Quilómetro após quilómetro. O tempo passava, os quilómetros passavam, e eu só pensava que a coisa até estava a correr bem. Quilómetro 10. Segundo abastecimento. Só faltava um terço da prova. Estava quase.
Sabia que os últimos quilómetros custavam mais, lá pelo meio de uns prédios e com umas subiditas. Mas continuei a tentar não quebrar. O quilómetro 12 e 13 custaram-me bastante. Parecia que tinha ficado sem energia e estava com uma dor parva no fundo das costas. Senti-me a esmorecer e nem nas descidas me sentia bem. Curiosamente, não é isso que os ritmos reflectem.
13km feitos. Só faltam dois. Entramos na rua onde tínhamos deixado o carro, e eu penso no irónico que é passar mesmo ao lado do meu carro e não poder lá ficar. A rua era a descer e eu começo a ver lá ao fundo um vulto que me parece familiar. Era ele! O louco-mais-louco-do-que-eu, que já tinha feito a prova dele, já tinha ido ao carro trocar de roupa e tinha lá ficado à minha espera, já de mochila às costas, para depois já irmos directos para a sardinhada.
Foi o boost que eu precisava, para meter uma abaixo e ir por ali fora em direcção à meta. Fiz os últimos quilómetros nem sei como, a ultrapassar mais uns quanto atletas, de sorriso no rosto com o apoio incansável à minha volta, e ainda a ouvir os incentivos do N., do João Lima e de uns colegas de equipa que já tinham acabado. Fiz um sprint final e cortei a meta... Nem vi quanto tempo fiz. A dada altura da prova, tinha percebido que não ia fazer o que queria (abaixo da 1h35), e deixei de me preocupar com isso. Quando acabei a prova, cumprimentei umas caras conhecidas, nomeadamente o Sr. Arlindo e outro companheiro da grande luta que foi a Maratona de Aveiro. Curiosas estas relações que vamos criando, de pessoas de quem nada sabemos, mas com quem partilhamos estes momentos e lutas.

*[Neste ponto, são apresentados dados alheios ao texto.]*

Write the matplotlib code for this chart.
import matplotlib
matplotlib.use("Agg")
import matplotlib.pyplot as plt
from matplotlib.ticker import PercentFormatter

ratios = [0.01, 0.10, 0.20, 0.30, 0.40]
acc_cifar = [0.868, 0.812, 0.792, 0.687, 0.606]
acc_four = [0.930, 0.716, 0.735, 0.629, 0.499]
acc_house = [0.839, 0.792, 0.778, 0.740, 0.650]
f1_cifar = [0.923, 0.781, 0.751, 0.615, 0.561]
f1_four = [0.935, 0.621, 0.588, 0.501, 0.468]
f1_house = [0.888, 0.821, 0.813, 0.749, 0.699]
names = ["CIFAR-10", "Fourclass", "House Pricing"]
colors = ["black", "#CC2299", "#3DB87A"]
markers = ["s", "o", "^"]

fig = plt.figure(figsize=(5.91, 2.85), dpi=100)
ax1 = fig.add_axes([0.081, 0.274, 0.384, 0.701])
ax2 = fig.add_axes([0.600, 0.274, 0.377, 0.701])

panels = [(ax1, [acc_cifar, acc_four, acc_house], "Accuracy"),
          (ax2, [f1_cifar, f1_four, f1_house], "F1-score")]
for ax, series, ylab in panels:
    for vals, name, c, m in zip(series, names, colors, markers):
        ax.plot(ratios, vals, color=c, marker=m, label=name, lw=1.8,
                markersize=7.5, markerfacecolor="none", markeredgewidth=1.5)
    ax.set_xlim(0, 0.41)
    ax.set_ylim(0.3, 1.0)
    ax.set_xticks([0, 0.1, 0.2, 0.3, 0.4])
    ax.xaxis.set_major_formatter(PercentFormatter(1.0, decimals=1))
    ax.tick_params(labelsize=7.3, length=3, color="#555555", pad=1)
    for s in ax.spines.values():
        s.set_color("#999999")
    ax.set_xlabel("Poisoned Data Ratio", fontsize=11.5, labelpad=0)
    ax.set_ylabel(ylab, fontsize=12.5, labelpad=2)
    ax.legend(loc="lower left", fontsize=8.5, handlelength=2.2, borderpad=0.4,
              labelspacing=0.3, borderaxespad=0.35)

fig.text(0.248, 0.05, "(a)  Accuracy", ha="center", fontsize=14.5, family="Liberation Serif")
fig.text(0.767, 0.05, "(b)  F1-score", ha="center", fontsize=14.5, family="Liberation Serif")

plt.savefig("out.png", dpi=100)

Passado algum tempo, lá vi o meu tempo: 1h36m33s. Mais 4 minutos do que há 2 anos. Se gostava de ter feito melhor? Gostava, mas sabia que era impossível e, por isso, só podia ficar satisfeita com o meu resultado. Eu estava convencida de quem nem ia fazer tudo a correr, Senhores! Mas fiz! Fiz e a sentir-me bem! O que é que eu podia pedir mais?
Para quem anda por aí a espalhar o boato de que eu sou mesmo feliz é nos trails... Ontem também fui feliz em estrada. Muito feliz. Mas, também, quem é que não é feliz nas Fogueiras?